VISITING
HOUR
Latchingdon
Arts and Drama Society at The Tractor Shed
23.03.13
Richard
Harris [no, not him, the other one] has a long pedigree of scripts
for telly, plus a couple of popular hits for the stage.
Visiting
Hour [1990] is a lesser work, a sequence of six scenes set in a
hospital ward. From The National Health to Our Boys, it's a potent
metaphor for the wider world.
LADS'
production boasted a lovely ward in two-tone green; real beds too.
Not
well lit, with much of the area in shadow. The transitions were
smoothly handled, with curtains drawn round beds, the visiting bell
and the beep of cardiac monitors.
The
writing, and the acting, were patchy. Two of the pieces are
monologues.

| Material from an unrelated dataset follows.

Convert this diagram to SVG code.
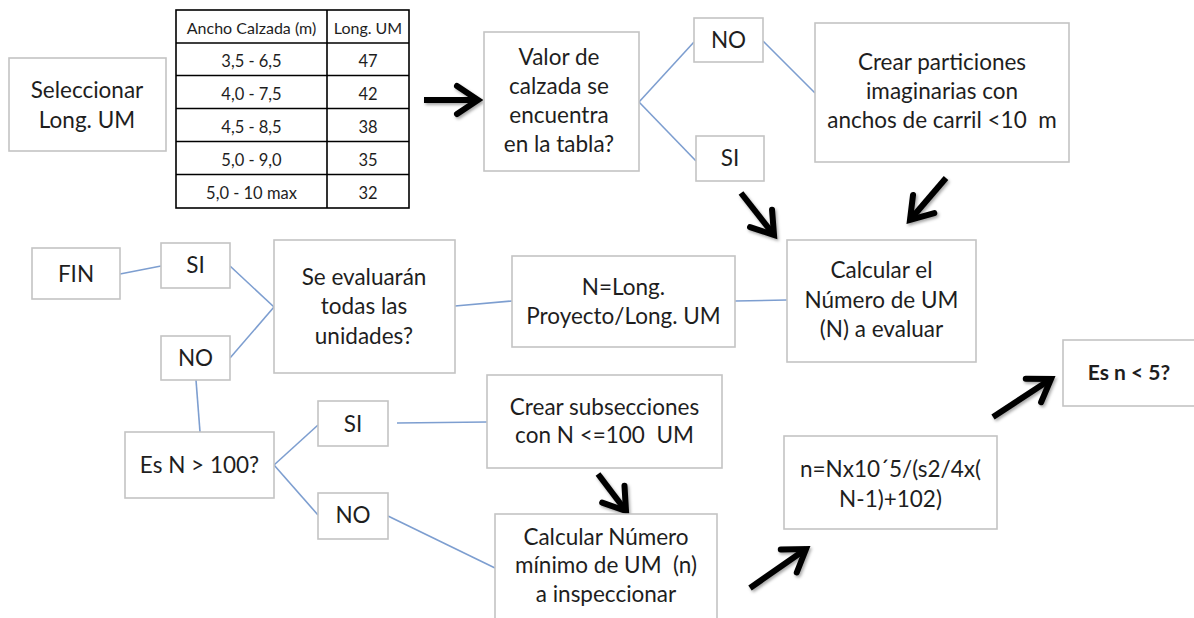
<svg xmlns="http://www.w3.org/2000/svg" width="1194" height="618" viewBox="0 0 1194 618">
<style>
.box{fill:#fff;stroke:#c4c4c4;stroke-width:1.6}
.t{font-family:Lato,"Open Sans","Liberation Sans",sans-serif;font-size:22.5px;fill:#1e1e1e;text-anchor:middle}
.tb{font-family:Lato,"Open Sans","Liberation Sans",sans-serif;font-size:16.5px;fill:#1e1e1e;text-anchor:middle}
.th{font-family:Lato,"Open Sans","Liberation Sans",sans-serif;font-size:16px;fill:#1e1e1e;text-anchor:middle}
.grid{stroke:#000;stroke-width:1.6;fill:none}
.ln{stroke:#7d9ed0;stroke-width:1.6;fill:none}
.ar{stroke:#000;stroke-width:6;fill:none;marker-end:url(#head)}
</style>
<defs>
<marker id="head" markerUnits="userSpaceOnUse" viewBox="0 0 36 36" markerWidth="36" markerHeight="36" refX="30" refY="18" orient="auto">
<path d="M9,4 L30,18 L9,32" fill="none" stroke="#000" stroke-width="6" stroke-linejoin="miter" stroke-linecap="round"/>
</marker>
<filter id="sh" x="-30%" y="-30%" width="160%" height="160%">
<feDropShadow dx="1.5" dy="2" stdDeviation="1.5" flood-color="#000" flood-opacity="0.35"/>
</filter>
</defs>

<g id="connectors">
<path class="ln" d="M639,102 L694,42"/>
<path class="ln" d="M639,102 L696,161"/>
<path class="ln" d="M763,41 L815,93"/>
<path class="ln" d="M120,274 L161,266"/>
<path class="ln" d="M230,266 L274,307"/>
<path class="ln" d="M230,358 L274,307"/>
<path class="ln" d="M196,380 L200,432"/>
<path class="ln" d="M274,465 L318,425"/>
<path class="ln" d="M274,465 L318,515"/>
<path class="ln" d="M397,423 L487,422"/>
<path class="ln" d="M388,516 L495,568"/>
<path class="ln" d="M455,306 L512,301"/>
<path class="ln" d="M735,301 L787,300"/>
<g filter="url(#sh)">
<path class="ar" d="M424,100 L478,100"/>
<path class="ar" d="M741,193 L774,235"/>
<path class="ar" d="M946,178 L910,220"/>
<path class="ar" d="M598,474 L626,511"/>
<path class="ar" d="M750,588 L806,549"/>
<path class="ar" d="M993,417 L1051,379"/>
</g>
</g>

<g id="seleccionar">
<rect class="box" x="9" y="58" width="157" height="93"/>
<text class="t" x="87" y="98">Seleccionar</text>
<text class="t" x="87" y="128">Long. UM</text>
</g>

<g id="tabla">
<rect class="grid" x="176" y="10" width="233" height="198"/>
<path class="grid" d="M327,10 V208 M176,43 H409 M176,75.5 H409 M176,108.5 H409 M176,141.5 H409 M176,174.5 H409"/>
<text class="th" x="251.5" y="34">Ancho Calzada (m)</text>
<text class="th" x="368" y="34">Long. UM</text>
<text class="tb" x="251.5" y="67">3,5 - 6,5</text>
<text class="tb" x="368" y="67">47</text>
<text class="tb" x="251.5" y="100">4,0 - 7,5</text>
<text class="tb" x="368" y="100">42</text>
<text class="tb" x="251.5" y="133">4,5 - 8,5</text>
<text class="tb" x="368" y="133">38</text>
<text class="tb" x="251.5" y="166">5,0 - 9,0</text>
<text class="tb" x="368" y="166">35</text>
<text class="tb" x="251.5" y="199">5,0 - 10 max</text>
<text class="tb" x="368" y="199">32</text>
</g>

<g id="valor">
<rect class="box" x="484" y="32" width="155" height="139"/>
<text class="t" x="559" y="65">Valor de</text>
<text class="t" x="559" y="94">calzada se</text>
<text class="t" x="559" y="123">encuentra</text>
<text class="t" x="559" y="152">en la tabla?</text>
</g>

<g id="no1">
<rect class="box" x="694" y="18" width="69" height="44"/>
<text class="t" x="728.5" y="48">NO</text>
</g>

<g id="si1">
<rect class="box" x="696" y="136" width="68" height="45"/>
<text class="t" x="730" y="166">SI</text>
</g>

<g id="particiones">
<rect class="box" x="815" y="23" width="254" height="139"/>
<text class="t" x="942" y="70">Crear particiones</text>
<text class="t" x="942" y="99">imaginarias con</text>
<text class="t" x="942" y="128" xml:space="preserve">anchos de carril &lt;10  m</text>
</g>

<g id="calcularN">
<rect class="box" x="787" y="240" width="189" height="122"/>
<text class="t" x="881.5" y="278">Calcular el</text>
<text class="t" x="881.5" y="308">Número de UM</text>
<text class="t" x="881.5" y="337">(N) a evaluar</text>
</g>

<g id="nlong">
<rect class="box" x="512" y="256" width="223" height="91"/>
<text class="t" x="623.5" y="295">N=Long.</text>
<text class="t" x="623.5" y="324">Proyecto/Long. UM</text>
</g>

<g id="evaluaran">
<rect class="box" x="274" y="240" width="181" height="133"/>
<text class="t" x="364" y="285">Se evaluarán</text>
<text class="t" x="364" y="314">todas las</text>
<text class="t" x="364" y="344">unidades?</text>
</g>

<g id="fin">
<rect class="box" x="32" y="248" width="88" height="51"/>
<text class="t" x="76" y="282">FIN</text>
</g>

<g id="si2">
<rect class="box" x="161" y="243" width="69" height="45"/>
<text class="t" x="195.5" y="273">SI</text>
</g>

<g id="no2">
<rect class="box" x="161" y="336" width="69" height="44"/>
<text class="t" x="195.5" y="366">NO</text>
</g>

<g id="esN100">
<rect class="box" x="125" y="432" width="149" height="66"/>
<text class="t" x="199.5" y="473">Es N &gt; 100?</text>
</g>

<g id="si3">
<rect class="box" x="318" y="401" width="70" height="45"/>
<text class="t" x="353" y="432">SI</text>
</g>

<g id="no3">
<rect class="box" x="318" y="493" width="70" height="46"/>
<text class="t" x="353" y="523">NO</text>
</g>

<g id="subsecciones">
<rect class="box" x="487" y="375" width="235" height="93"/>
<text class="t" x="604.5" y="415">Crear subsecciones</text>
<text class="t" x="604.5" y="443" xml:space="preserve">con N &lt;=100  UM</text>
</g>

<g id="minimo">
<rect class="box" x="495" y="514" width="222" height="110"/>
<text class="t" x="606" y="545">Calcular Número</text>
<text class="t" x="606" y="573" xml:space="preserve">mínimo de UM  (n)</text>
<text class="t" x="606" y="602">a inspeccionar</text>
</g>

<g id="formula">
<rect class="box" x="784" y="436" width="213" height="93"/>
<text class="t" x="890.5" y="477">n=Nx10´5/(s2/4x(</text>
<text class="t" x="890.5" y="507">N-1)+102)</text>
</g>

<g id="esn5">
<rect class="box" x="1063" y="340" width="140" height="66"/>
<text class="t" x="1129" y="380" style="font-weight:bold;font-size:21px">Es n &lt; 5?</text>
</g>
</svg>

Carole Hart coped well with Keeping Mum: a little bedside
housekeeping, a few home truths and then a darker dénouement as her
marriage breaks up and she is chillingly revealed as a serial,
compulsive hospital visitor.
The
other monologue, which had very little to do with the rest of the
scenes, saw Robin Warnes' Mr Archer sharing a lifetime of memories
and snatches of song with no-one in particular, his only visitors two
ghosts from the past.
Lighter
moments elsewhere, with Gill Bridle confronting her paralysed husband
with the farcical infidelity that led to his accident. Bill Wright
was excellent as the unfailingly cheerful Mr Darbon, bemoaning the
dearth of Ronnie Ronalde on his hospital headphones. He's the
unwitting star of a transplant documentary, made by his media-whore
of a surgeon and a comically camp crew.
Going
Home saw Tricia and Cheryl, stewed prunes and apple tart, recovering
from hysterectomies while the voice of doom and the busybody pass
through the ward. It did boast one of the few laugh-aloud lines of
the evening: "Monday she loses her womb; Friday they take all
her furniture."
And
the slightly surreal last scene – Magic – was enlivened by Keith
Spencer's amateur magician and Holly Hallam's Sandra, feeding the
payphone with 10p pieces in a vain attempt to rescue a relationship.
By
their nature, these scenes are static. Director Arthur Barton moved
his actors as much as plausible, and sometimes more, but there were
still some dreary longueurs, punctuated sporadically by interesting,
touching or amusing moments. Much like life on the ward, I suspect.